Il n’y a aucune raison de croire que même le programme dérisoire établi par le Labour de Starmer sera réalisé, compte tenu de la situation mondiale en crise et de l’engagement total du gouvernement envers l’impérialisme britannique et ses guerres de plus en plus coûteuses.

Starmer s'est par exemple engagé à soutenir la modernisation des armes nucléaires britanniques et à porter les dépenses militaires à 2,5 pour cent du PIB lorsque cela est possible. Le discours du Roi a annoncé la création d'un nouveau poste statutaire de « commissaire des forces armées, chargé d'agir en tant que fervent défenseur indépendant de nos vaillantes forces armées et de leurs familles », afin de maintenir ces engagements sur la bonne voie.

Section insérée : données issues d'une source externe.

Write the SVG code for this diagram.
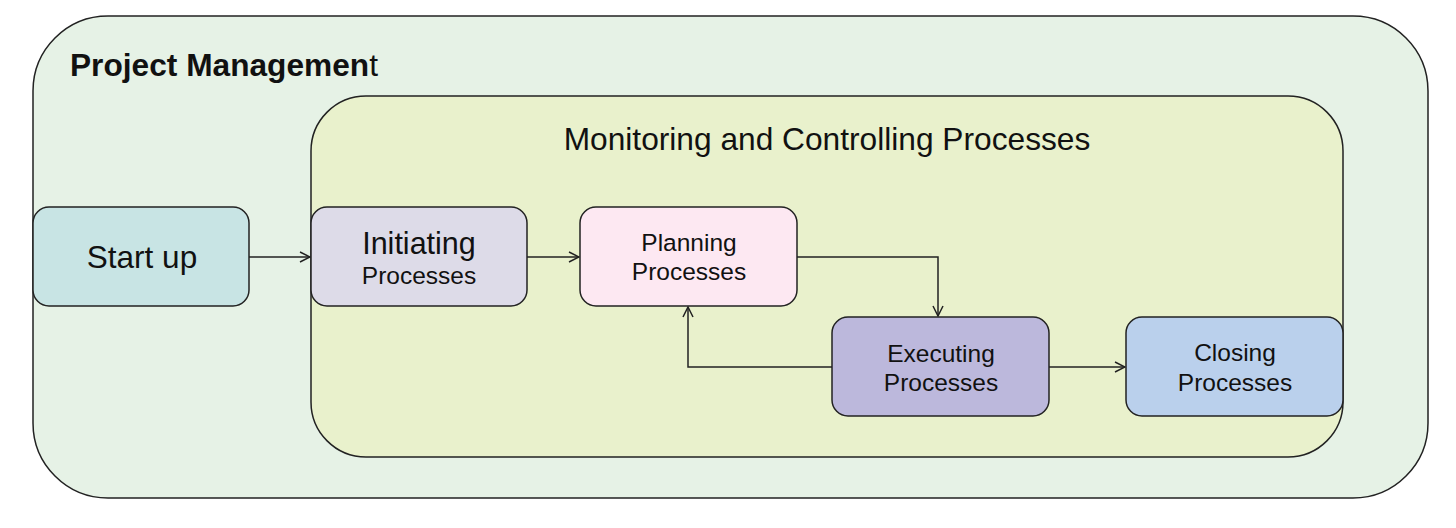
<svg xmlns="http://www.w3.org/2000/svg" width="1456" height="528" viewBox="0 0 1456 528">
<defs>
<style>
.box{stroke:#222;stroke-width:1.5}
.t{font-family:"Liberation Sans",Arial,sans-serif;fill:#111;text-anchor:middle}
.s{font-size:24.5px}
.c{fill:none;stroke:#222;stroke-width:1.5}
</style>
<marker id="ar" viewBox="0 0 12 12" refX="11" refY="6" markerWidth="12" markerHeight="12" markerUnits="userSpaceOnUse" orient="auto">
<path d="M1,1 L11,6 L1,11" fill="none" stroke="#222" stroke-width="1.5"/>
</marker>
</defs>
<rect width="1456" height="528" fill="#fff"/>
<g id="project-management">
<rect class="box" x="33" y="16" width="1395" height="482" rx="75" ry="75" fill="#e6f2e6" stroke-width="2"/>
<text x="70" y="76" font-family="Liberation Sans,Arial,sans-serif" font-size="31.5" font-weight="bold" fill="#111" textLength="308" lengthAdjust="spacingAndGlyphs">Project Managemen<tspan font-weight="normal">t</tspan></text>
</g>
<g id="monitoring">
<rect class="box" x="311" y="96" width="1032" height="361" rx="55" ry="55" fill="#e9f1cc"/>
<text class="t" x="827" y="150" font-size="31.7">Monitoring and Controlling Processes</text>
</g>
<g id="startup">
<rect class="box" x="33" y="207" width="216" height="99" rx="16" fill="#c8e4e4"/>
<text class="t" x="142" y="268" font-size="31.5">Start up</text>
</g>
<g id="initiating">
<rect class="box" x="311" y="207" width="216" height="99" rx="16" fill="#dddbe8"/>
<text class="t" x="419" y="254" font-size="30.5">Initiating</text>
<text class="t s" x="419" y="284">Processes</text>
</g>
<g id="planning">
<rect class="box" x="580" y="207" width="217" height="99" rx="16" fill="#fde8f2"/>
<text class="t s" x="689" y="251">Planning</text>
<text class="t s" x="689" y="280">Processes</text>
</g>
<g id="executing">
<rect class="box" x="832" y="317" width="217" height="99" rx="16" fill="#bcb8dc"/>
<text class="t s" x="941" y="362">Executing</text>
<text class="t s" x="941" y="391">Processes</text>
</g>
<g id="closing">
<rect class="box" x="1126" y="317" width="217" height="99" rx="16" fill="#bad0ec"/>
<text class="t s" x="1235" y="361">Closing</text>
<text class="t s" x="1235" y="391">Processes</text>
</g>
<g id="connectors">
<path class="c" d="M249,257 H310" marker-end="url(#ar)"/>
<path class="c" d="M527,257 H579" marker-end="url(#ar)"/>
<path class="c" d="M797,257 H938 V316" marker-end="url(#ar)"/>
<path class="c" d="M832,367 H688 V307" marker-end="url(#ar)"/>
<path class="c" d="M1049,367 H1125" marker-end="url(#ar)"/>
</g>
</svg>
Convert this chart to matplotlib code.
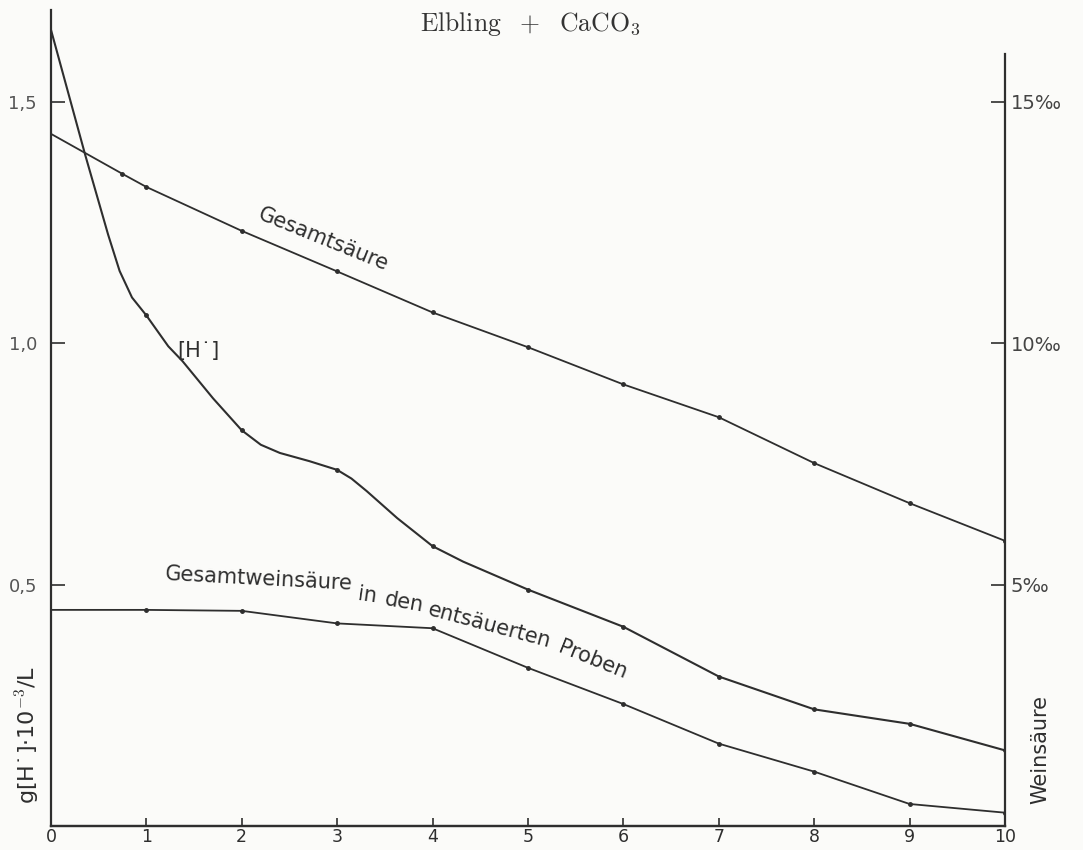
import matplotlib
matplotlib.use("Agg")
import matplotlib.pyplot as plt

# [H'] curve, left axis (g[H']*10^-3/L)
h_x = [0, 0.36, 0.6, 0.72, 0.85, 1, 1.23, 1.38, 1.7, 2, 2.2, 2.4, 2.71, 3, 3.15, 3.31, 3.63, 4, 4.32,
       5, 6, 7, 8, 9, 10]
h_val = [1.65, 1.39, 1.225, 1.15, 1.095, 1.058, 0.994, 0.963, 0.886, 0.82, 0.79, 0.773, 0.756, 0.738,
         0.72, 0.694, 0.638, 0.58, 0.548, 0.49, 0.413, 0.31, 0.242, 0.212, 0.157]
h_marks = [5, 9, 13, 17, 19, 20, 21, 22, 23, 24]

# Gesamtsaeure, right axis (per mille)
gs_x = [0, 0.75, 1, 2, 3, 4, 5, 6, 7, 8, 9, 10]
gs_val = [14.34, 13.51, 13.24, 12.33, 11.49, 10.64, 9.92, 9.15, 8.47, 7.52, 6.69, 5.91]

# Gesamtweinsaeure in den entsaeuerten Proben, right axis (per mille)
ws_x = [0, 1, 2, 3, 4, 5, 6, 7, 8, 9, 10]
ws_val = [4.48, 4.48, 4.46, 4.2, 4.1, 3.28, 2.53, 1.71, 1.13, 0.46, 0.28]

x_ticks = list(range(0, 11))
left_ticks = [0.5, 1.0, 1.5]
left_labels = ["0,5", "1,0", "1,5"]
right_ticks = [5, 10, 15]
right_labels = ["5‰", "10‰", "15‰"]

ink = "#2e2e2e"
plt.rcParams["mathtext.fontset"] = "cm"

fig = plt.figure(figsize=(10.83, 8.5), dpi=100, facecolor="#fbfbf9")
ax = fig.add_axes([0.047, 0.028, 0.881, 0.960])
ax.set_facecolor("none")
ax.set_xlim(0, 10)
ax.set_ylim(0, 1.69)

ax2 = ax.twinx()
ax2.set_ylim(0, 16.9)

ax.plot(h_x, h_val, color=ink, lw=1.5, marker="o", ms=2.5, markevery=h_marks)
ax2.plot(gs_x, gs_val, color=ink, lw=1.3, marker="o", ms=2.5, markevery=list(range(1, 12)))
ax2.plot(ws_x, ws_val, color=ink, lw=1.3, marker="o", ms=2.5, markevery=list(range(1, 11)))

for a in (ax, ax2):
    a.spines["top"].set_visible(False)
    for side in ("left", "right", "bottom"):
        a.spines[side].set_color(ink)
        a.spines[side].set_linewidth(1.6)
ax2.spines["right"].set_bounds(0, 16.0)
ax.spines["right"].set_visible(False)
ax2.spines["left"].set_visible(False)

ax.set_xticks(x_ticks)
ax.set_xticklabels([str(t) for t in x_ticks])
ax.set_yticks(left_ticks)
ax.set_yticklabels(left_labels)
ax2.set_yticks(right_ticks)
ax2.set_yticklabels(right_labels)
ax.tick_params(axis="x", direction="in", length=6, width=1.2, color=ink, labelsize=12.5,
               labelcolor=ink, pad=1)
ax.tick_params(axis="y", direction="in", length=10, width=1.2, color=ink, labelsize=13,
               labelcolor="#555555", pad=10)
ax2.tick_params(axis="y", direction="in", length=10, width=1.2, color=ink, labelsize=14,
                labelcolor="#444444", pad=4)

# title
fig.text(0.49, 0.972, r"$\mathrm{Elbling}\ \ +\ \ \mathrm{CaCO_3}$", ha="center", va="center",
         fontsize=18.5, color="#333333")

# curve labels
lab_kw = dict(color=ink, ha="center", va="center", family="DejaVu Sans Condensed",
              fontsize=15)
ax.text(2.86, 1.215, "Gesamtsäure", rotation=-22, **lab_kw)
ax.text(1.55, 0.985, "[H˙]", rotation=0, color=ink, ha="center", va="center",
        family="DejaVu Sans Condensed", fontsize=15)
ax.text(2.18, 0.512, "Gesamtweinsäure", rotation=-3, **lab_kw)
ax.text(3.32, 0.479, "in", rotation=-8, **lab_kw)
ax.text(3.70, 0.464, "den", rotation=-10, **lab_kw)
ax.text(4.60, 0.416, "entsäuerten", rotation=-15, **lab_kw)
ax.text(5.68, 0.344, "Proben", rotation=-22, **lab_kw)

# axis titles
fig.text(0.026, 0.135, "g[H˙]·10$^{-3}$/L", rotation=90, ha="center", va="center",
         fontsize=16, color=ink, family="DejaVu Sans Condensed")
fig.text(0.961, 0.118, "Weinsäure", rotation=90, ha="center", va="center",
         fontsize=15, color=ink, family="DejaVu Sans")

fig.savefig("out.png", dpi=100, facecolor=fig.get_facecolor())
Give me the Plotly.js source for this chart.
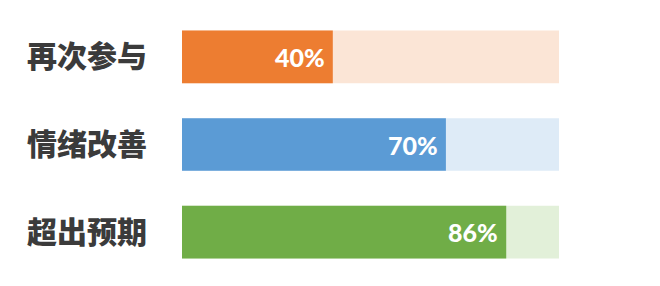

Labour termine le discours du roi en promettant que « son engagement envers l’OTAN restera inébranlable. Il maintiendra des forces armées importantes, y compris la dissuasion nucléaire, pour faire face aux « menaces stratégiques mondiales ». Cela impliquait de continuer « à apporter tout son soutien à l’Ukraine » et de jouer « un rôle de premier plan pour fournir à l’Ukraine une voie claire vers l’adhésion à l’OTAN », ainsi que de s’engager en faveur d’un « Israël sécurisé ».